Return the first line, the line containing "import plotly.graph_objects as go", and every line between them, exactly as they stand.

* Start *

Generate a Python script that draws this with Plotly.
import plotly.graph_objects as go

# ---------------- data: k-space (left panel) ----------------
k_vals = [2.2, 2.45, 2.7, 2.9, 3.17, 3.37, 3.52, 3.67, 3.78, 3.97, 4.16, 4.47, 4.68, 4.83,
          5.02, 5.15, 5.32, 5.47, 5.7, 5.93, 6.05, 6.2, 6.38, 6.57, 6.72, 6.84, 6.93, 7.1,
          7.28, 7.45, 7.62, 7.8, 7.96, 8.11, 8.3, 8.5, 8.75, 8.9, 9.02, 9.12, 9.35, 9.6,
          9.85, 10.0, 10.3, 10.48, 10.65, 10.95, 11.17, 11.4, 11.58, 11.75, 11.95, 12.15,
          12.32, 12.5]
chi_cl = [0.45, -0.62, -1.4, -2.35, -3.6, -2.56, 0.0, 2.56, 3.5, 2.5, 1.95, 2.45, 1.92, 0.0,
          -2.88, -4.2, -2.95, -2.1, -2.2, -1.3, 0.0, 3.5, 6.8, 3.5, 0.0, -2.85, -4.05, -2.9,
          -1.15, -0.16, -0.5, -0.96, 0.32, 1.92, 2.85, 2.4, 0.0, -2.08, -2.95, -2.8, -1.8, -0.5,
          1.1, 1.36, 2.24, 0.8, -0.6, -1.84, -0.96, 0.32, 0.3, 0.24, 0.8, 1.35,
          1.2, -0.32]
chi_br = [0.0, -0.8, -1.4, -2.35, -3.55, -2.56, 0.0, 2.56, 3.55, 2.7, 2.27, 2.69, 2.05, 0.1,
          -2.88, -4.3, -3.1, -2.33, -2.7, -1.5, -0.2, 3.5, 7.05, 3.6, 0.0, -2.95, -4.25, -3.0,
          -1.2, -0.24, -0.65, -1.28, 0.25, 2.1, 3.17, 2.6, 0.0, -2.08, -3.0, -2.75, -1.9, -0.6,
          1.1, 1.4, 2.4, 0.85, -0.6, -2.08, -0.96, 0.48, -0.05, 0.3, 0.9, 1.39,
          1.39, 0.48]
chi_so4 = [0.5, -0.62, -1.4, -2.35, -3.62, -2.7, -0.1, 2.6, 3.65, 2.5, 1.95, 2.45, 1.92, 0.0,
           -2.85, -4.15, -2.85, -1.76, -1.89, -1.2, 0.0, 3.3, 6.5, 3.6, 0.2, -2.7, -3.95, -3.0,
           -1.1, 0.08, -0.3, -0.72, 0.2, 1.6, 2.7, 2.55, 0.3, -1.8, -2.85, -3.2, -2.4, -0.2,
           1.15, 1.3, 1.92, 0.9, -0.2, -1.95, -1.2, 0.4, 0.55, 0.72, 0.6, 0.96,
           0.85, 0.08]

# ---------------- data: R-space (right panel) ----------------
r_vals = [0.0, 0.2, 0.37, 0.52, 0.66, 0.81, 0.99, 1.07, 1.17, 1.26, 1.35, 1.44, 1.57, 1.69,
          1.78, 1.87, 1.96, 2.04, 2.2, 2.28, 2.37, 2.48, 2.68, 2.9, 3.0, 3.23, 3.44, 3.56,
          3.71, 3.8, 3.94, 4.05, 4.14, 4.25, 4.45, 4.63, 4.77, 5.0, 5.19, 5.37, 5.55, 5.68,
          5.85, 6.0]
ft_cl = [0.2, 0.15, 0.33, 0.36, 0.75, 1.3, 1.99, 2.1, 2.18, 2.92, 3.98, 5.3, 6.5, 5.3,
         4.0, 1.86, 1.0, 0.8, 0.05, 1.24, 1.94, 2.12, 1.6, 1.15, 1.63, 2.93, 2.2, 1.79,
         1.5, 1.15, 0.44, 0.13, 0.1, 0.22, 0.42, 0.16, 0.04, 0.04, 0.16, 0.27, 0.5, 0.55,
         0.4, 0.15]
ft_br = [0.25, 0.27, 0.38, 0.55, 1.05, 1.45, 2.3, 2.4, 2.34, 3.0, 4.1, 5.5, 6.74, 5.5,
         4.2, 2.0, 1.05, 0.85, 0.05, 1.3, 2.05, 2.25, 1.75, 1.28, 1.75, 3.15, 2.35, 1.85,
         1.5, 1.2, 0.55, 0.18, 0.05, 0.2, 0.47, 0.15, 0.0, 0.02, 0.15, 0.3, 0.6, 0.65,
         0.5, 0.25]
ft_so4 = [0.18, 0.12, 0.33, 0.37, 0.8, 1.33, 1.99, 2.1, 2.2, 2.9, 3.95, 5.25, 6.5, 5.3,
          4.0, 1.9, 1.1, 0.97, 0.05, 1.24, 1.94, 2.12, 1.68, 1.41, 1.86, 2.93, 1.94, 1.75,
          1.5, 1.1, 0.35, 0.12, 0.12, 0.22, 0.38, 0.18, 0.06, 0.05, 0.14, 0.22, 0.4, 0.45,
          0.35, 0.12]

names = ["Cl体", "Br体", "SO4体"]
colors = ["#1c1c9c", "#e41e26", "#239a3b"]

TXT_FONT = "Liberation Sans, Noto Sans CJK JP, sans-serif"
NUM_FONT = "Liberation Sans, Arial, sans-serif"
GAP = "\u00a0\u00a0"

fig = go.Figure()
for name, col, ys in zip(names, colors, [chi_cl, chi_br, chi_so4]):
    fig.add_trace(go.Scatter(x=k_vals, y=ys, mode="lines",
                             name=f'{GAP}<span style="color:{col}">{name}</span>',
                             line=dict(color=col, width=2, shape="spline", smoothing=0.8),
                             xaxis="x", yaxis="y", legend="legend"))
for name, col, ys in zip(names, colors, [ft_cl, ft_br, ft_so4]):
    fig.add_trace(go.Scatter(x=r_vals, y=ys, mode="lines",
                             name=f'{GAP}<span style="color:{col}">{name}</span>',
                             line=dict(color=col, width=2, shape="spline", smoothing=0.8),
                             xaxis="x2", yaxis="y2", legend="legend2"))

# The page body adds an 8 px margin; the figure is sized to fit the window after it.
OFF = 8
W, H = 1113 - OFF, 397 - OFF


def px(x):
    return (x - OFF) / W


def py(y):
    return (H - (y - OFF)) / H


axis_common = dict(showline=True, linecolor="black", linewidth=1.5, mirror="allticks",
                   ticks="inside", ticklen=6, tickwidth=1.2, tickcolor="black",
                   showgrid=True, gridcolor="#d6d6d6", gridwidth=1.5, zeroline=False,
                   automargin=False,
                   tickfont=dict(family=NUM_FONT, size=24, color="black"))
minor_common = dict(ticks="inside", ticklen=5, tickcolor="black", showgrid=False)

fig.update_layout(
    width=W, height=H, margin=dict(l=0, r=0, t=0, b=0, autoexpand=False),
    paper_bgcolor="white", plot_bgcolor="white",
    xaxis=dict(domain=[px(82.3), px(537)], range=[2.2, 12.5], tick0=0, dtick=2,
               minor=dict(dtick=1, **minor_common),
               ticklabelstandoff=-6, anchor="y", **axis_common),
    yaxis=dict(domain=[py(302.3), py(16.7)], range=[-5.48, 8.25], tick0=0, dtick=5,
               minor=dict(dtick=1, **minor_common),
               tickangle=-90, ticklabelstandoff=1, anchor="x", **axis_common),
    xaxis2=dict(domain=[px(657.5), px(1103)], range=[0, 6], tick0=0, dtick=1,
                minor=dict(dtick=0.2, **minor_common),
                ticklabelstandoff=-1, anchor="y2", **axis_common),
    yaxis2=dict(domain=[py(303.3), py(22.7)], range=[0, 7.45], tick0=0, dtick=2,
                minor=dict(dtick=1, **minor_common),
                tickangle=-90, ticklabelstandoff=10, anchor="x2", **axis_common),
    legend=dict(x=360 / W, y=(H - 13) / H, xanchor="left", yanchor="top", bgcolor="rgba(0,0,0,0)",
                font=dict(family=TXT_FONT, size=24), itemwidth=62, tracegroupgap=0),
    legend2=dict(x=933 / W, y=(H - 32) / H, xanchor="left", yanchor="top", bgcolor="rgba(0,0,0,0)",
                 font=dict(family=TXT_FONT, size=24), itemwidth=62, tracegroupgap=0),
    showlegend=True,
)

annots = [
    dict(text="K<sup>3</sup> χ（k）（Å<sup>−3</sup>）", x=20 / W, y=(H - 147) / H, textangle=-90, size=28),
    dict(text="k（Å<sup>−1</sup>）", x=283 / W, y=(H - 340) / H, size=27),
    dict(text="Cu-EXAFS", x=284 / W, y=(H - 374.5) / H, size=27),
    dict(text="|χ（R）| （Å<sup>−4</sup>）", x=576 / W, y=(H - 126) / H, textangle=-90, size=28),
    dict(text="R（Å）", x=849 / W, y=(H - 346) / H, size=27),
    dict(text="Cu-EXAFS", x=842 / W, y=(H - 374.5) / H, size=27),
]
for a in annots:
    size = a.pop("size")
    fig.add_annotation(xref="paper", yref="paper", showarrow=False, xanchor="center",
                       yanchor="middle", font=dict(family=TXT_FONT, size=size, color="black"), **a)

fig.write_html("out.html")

* End *

# [Expected answer]
Generate a Python script that draws this with Plotly.
import plotly.graph_objects as go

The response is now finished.